For a non-singer, the best time to sing, because the body and mind are already occupied with familiar rhythms, is not in the shower but while cooking. Song eases the tedium of chopping and stirring. Cooking for this cook is not a reverie but a job. It’s not like in the commercials where cooks move like dancers on ecstasy. I took over most food preparation in the house at age twelve when my mother got her first job since she got married, and I'm still at it.
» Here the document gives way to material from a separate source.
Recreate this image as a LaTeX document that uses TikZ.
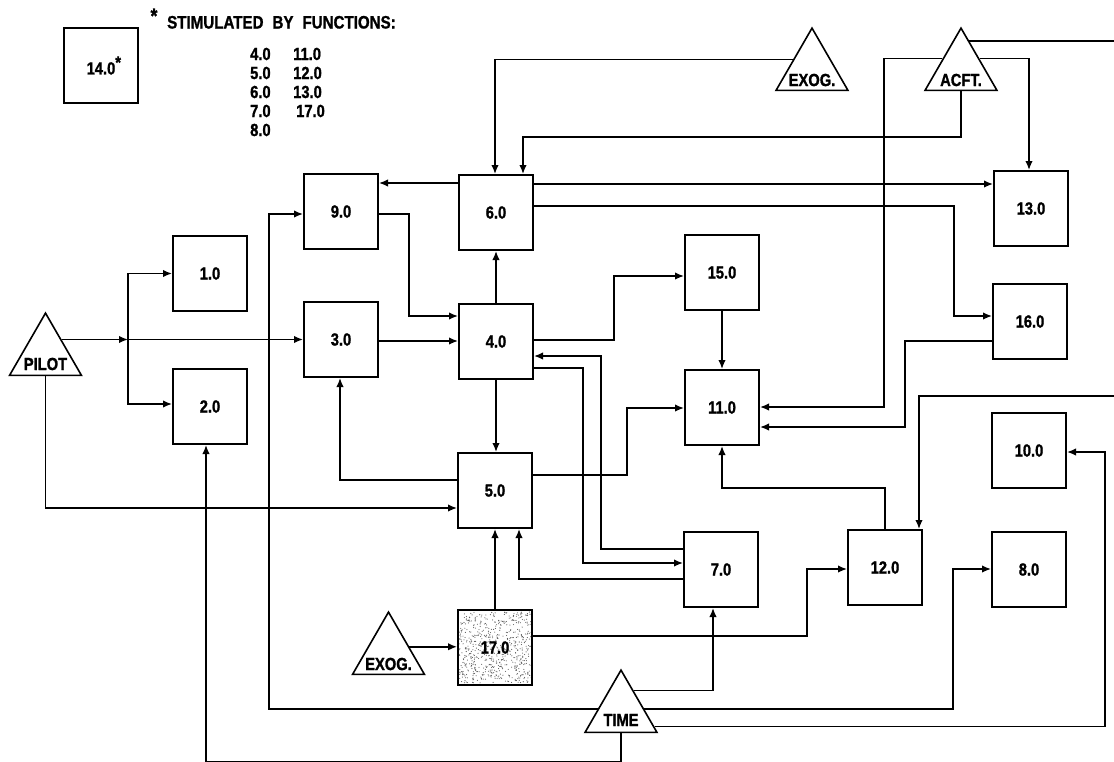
\documentclass[tikz,border=0pt]{standalone}
\usepackage{fontspec}
\newfontfamily\lab[FakeStretch=0.84, BoldFeatures={FakeBold=1.2}]{Liberation Sans}
\usetikzlibrary{arrows.meta,calc,shapes.geometric}
\begin{document}
\begin{tikzpicture}[x=1pt,y=-1pt,
  box/.style={draw, line width=2pt, minimum width=74pt, minimum height=75pt, inner sep=0pt,
    font=\lab\bfseries\fontsize{17.5}{19}\selectfont},
  tri/.style={draw, line width=1.6pt, regular polygon, regular polygon sides=3,
    minimum size=83pt, inner sep=0pt},
  txt/.style={font=\lab\bfseries\fontsize{17.5}{19}\selectfont, inner sep=0pt},
  conn/.style={line width=1.5pt},
  arr/.style={conn, -{Latex[length=9pt,width=7.5pt]}}
]
\useasboundingbox (0,0) rectangle (1114,761);
\fill[white] (0,0) rectangle (1114,761);

% stipple of 17.0
\pgfmathsetseed{4}
\foreach \k in {1,...,650}{%
  \pgfmathsetmacro\px{459+73*rnd}%
  \pgfmathsetmacro\py{612+71*rnd}%
  \fill[black!65] (\px,\py) circle (0.55pt);}

% legend
\node[box] (b14) at (101,65.5) {14.0\rlap{\raisebox{6pt}{*}}};
\node[txt, anchor=base, font=\lab\bfseries\fontsize{21}{21}\selectfont] (star) at (154,23) {*};
\node[txt, anchor=base west, font=\lab\bfseries\fontsize{18}{19}\selectfont] (ttl) at (167,28.5) {STIMULATED\hspace{9pt}BY\hspace{9pt}FUNCTIONS:};
\node[txt, anchor=base west] (flist) at (250,60) {\begin{tabular}[t]{@{}p{43pt}@{}l@{}}4.0&11.0\\5.0&12.0\\6.0&13.0\\7.0&\hspace{3pt}17.0\\8.0&\end{tabular}};

% boxes
\node[box] (b9) at (341,211.5) {9.0};
\node[box] (b1) at (210,273.5) {1.0};
\node[box] (b3) at (341,339.5) {3.0};
\node[box] (b2) at (210,406.5) {2.0};
\node[box] (b6) at (496,212.5) {6.0};
\node[box] (b4) at (496,341.5) {4.0};
\node[box] (b5) at (495,490.5) {5.0};
\node[box] (b17) at (495,647.5) {17.0};
\node[box] (b7) at (721,569.5) {7.0};
\node[box] (b15) at (722,272.5) {15.0};
\node[box] (b11) at (722,407.5) {11.0};
\node[box] (b12) at (885,567.5) {12.0};
\node[box] (b13) at (1031,208.5) {13.0};
\node[box] (b16) at (1030,321.5) {16.0};
\node[box] (b10) at (1029,450.5) {10.0};
\node[box] (b8) at (1029,569.5) {8.0};

% triangles
\node[tri] (pilot) at (45.5,354.6) {};
\node[tri] (exogA) at (812,69.6) {};
\node[tri] (acft) at (961,69.6) {};
\node[tri] (exogB) at (388.5,653.6) {};
\node[tri] (time) at (621,711.6) {};
\node[txt] at (45.5,364) {PILOT};
\node[txt] at (812,80) {EXOG.};
\node[txt] at (961,80) {ACFT.};
\node[txt] at (388.5,664) {EXOG.};
\node[txt] at (621,720) {TIME};

% points on triangle sides
\coordinate (pR) at ($(pilot.corner 1)!0.433!(pilot.corner 3)$);
\coordinate (xAL) at ($(exogA.corner 1)!0.513!(exogA.corner 2)$);
\coordinate (aL) at ($(acft.corner 1)!0.497!(acft.corner 2)$);
\coordinate (aR) at ($(acft.corner 1)!0.497!(acft.corner 3)$);
\coordinate (aRt) at ($(acft.corner 1)!0.2245!(acft.corner 3)$);
\coordinate (xBR) at ($(exogB.corner 1)!0.561!(exogB.corner 3)$);
\coordinate (tR1) at ($(time.corner 1)!0.337!(time.corner 3)$);
\coordinate (tR2) at ($(time.corner 1)!0.626!(time.corner 3)$);
\coordinate (tR3) at ($(time.corner 1)!0.898!(time.corner 3)$);
\coordinate (tL) at ($(time.corner 1)!0.626!(time.corner 2)$);

\coordinate (j) at (pR -| 128,0);
\coordinate (e1) at (aRt -| 1114,0);
\coordinate (e2) at (1114,396);

% connectors
\draw[arr] (pR) -- (j);
\draw[arr] (j) -- (b3.west |- j);
\draw[arr] (j) |- (b1.west);
\draw[arr] (j) |- (b2.west |- 0,404);
\draw[arr] (pilot.south) |- (b5.west |- 0,508);
\draw[arr] (b3.east |- 0,341) -- (b4.west |- 0,341);
\draw[arr] (b9.east |- 0,214) -| (409,316) -- (b4.west |- 0,316);
\draw[arr] (b6.west |- 0,183) -- (b9.east |- 0,183);
\draw[arr] (b4.north) -- (b4.north |- b6.south);
\draw[arr] (b4.south) -- (b4.south |- b5.north);
\draw[arr] (b5.west |- 0,480) -| (b3.south -| 340,0);
\draw[arr] (b4.east |- 0,340) -| (614,276) -- (b15.west |- 0,276);
\draw[arr] (b15.south) -- (b15.south |- b11.north);
\draw[arr] (b4.east |- 0,368) -| (583,563) -- (b7.west |- 0,563);
\draw[arr] (b7.west |- 0,549) -| (601,356) -- (b4.east |- 0,356);
\draw[arr] (b5.east |- 0,475) -| (627,408) -- (b11.west |- 0,408);
\draw[arr] (b7.west |- 0,579) -| (b5.south -| 519,0);
\draw[arr] (b17.north) -- (b17.north |- b5.south);
\draw[arr] (xBR) -- (b17.west |- xBR);
\draw[arr] (b17.east |- 0,636) -| (807,569) -- (b12.west |- 0,569);
\draw[arr] (tR1) -| (b7.south -| 713,0);
\draw[arr] (tR2) -| (953,569) -- (b8.west |- 0,569);
\draw[arr] (tR3) -| (1105,452) -- (b10.east |- 0,452);
\draw[arr] (tL) -| (269,214) -- (b9.west |- 0,214);
\draw[arr] (time.south) -- (time.south |- 0,761.6) -| (b2.south -| 206,0);
\draw[arr] (xAL) -| (b6.north -| 495,0);
\draw[arr] (acft.south) -- (acft.south |- 0,137) -| (b6.north -| 523,0);
\draw[arr] (aR) -| (b13.north -| 1029,0);
\draw[arr] (aL) -| (884,407) -- (b11.east |- 0,407);
\draw[conn] (aRt) -- (e1);
\draw[arr] (e2) -| (b12.north -| 919,0);
\draw[arr] (b6.east |- 0,184) -- (b13.west |- 0,184);
\draw[arr] (b6.east |- 0,206) -| (954,316) -- (b16.west |- 0,316);
\draw[arr] (b16.west |- 0,341) -| (905,427) -- (b11.east |- 0,427);
\draw[arr] (b12.north) -- (b12.north |- 0,488) -| (b11.south);
\end{tikzpicture}
\end{document}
Macaroni and cheese – frequently
in rotation – begins with mincing an onion to sauté. Recently, I found myself chopping
to the rhythm of the Mission Impossible theme. Danny Kaye’s “Wonderful Copenhagen” accompanied stirring the cheese sauce and I did the dishes, for no reason I can think of, to the Stones’ “Dead Flowers.” None of this was programmed
in advance. Songs bubble to the surface as in a nice thick roux. Everyone knows
that work and song go together. In the Autumn 2021 issue of The Hudson
Review, David Livewell published “Cooking with Ella”:
“She cooks to Ella’s
soaring, playful voice.
The bright, three-minute
songs have changed and lifted
her mood. The speakers
rattle the kitchen cabinets.
She whisks the eggs to ‘Paper Moon.’ She measures
a snowy cup of flour while
the singer drops
a yellow basket. ‘Sweet Georgia Brown’ is crammed
in a thrown pinch of salt.
When the singer scats,
the chef delights and
hums, all language flung
away like scraps in
garbage bags. Who needs
mere words when voice
becomes another horn
with swells and climbs and
trills and tightrope walks,
taking a solo to peaks so
few have scaled?
She slaps an unseen bass.
Her slippers tap.
Her apron flutters like a
red stage curtain.
She dips her spoon in all
that stews and sizzles
between the notes and
works into a sauce.
A savory aroma twirls and
spins
with ‘Stompin’ at the Savoy.’ It’s a wonder a wineglass
doesn’t shatter from the
high notes ringing out.
And ‘Lady Be Good’
transforms into a mantra
for the artistry inspiring
her cuisine,
the subtle layerings of
spice and tang,
balsamic glazes,
reductions, splashes of wine.
She wields her blade, is
dicing vegetables
to Ella’s comic ‘Mack the Knife’ with all
its spontaneity and
laughs, the Satchmo
impersonations cutting
through the steam
when the words get
flubbed. No onion tears
will dampen this
frivolity, this sound
of a big band crammed in
the back of a house.
Her metal spoons lay
drumrolls on the pans
like a high-hat ending the
show with a flurry.”
I’ll add “The Man That Got Away” from A Star Is Born (1954), with music by Harold Arlen and lyrics
by Ira Gershwin.
1 comment:
Every day I play music for my 5th graders as they do their morning work. It's an eclectic mix - film scores (Bernard Herrmann, Ennio Morricone), classical (Vivaldi, Mendelssohn, Haydn), jazz (Vince Guraldi, Miles Davis, Sonny Rollins), classic vocal (Frank Sinatra, Rosemary Clooney), some rock (Johnny Rivers), and now and then an eccentric treat like Spike Jones. The kids have gotten to the point where they make requests; not long ago they wanted to hear Scott Joplin's Maple Leaf Rag. I felt like I'd earned my salary that day.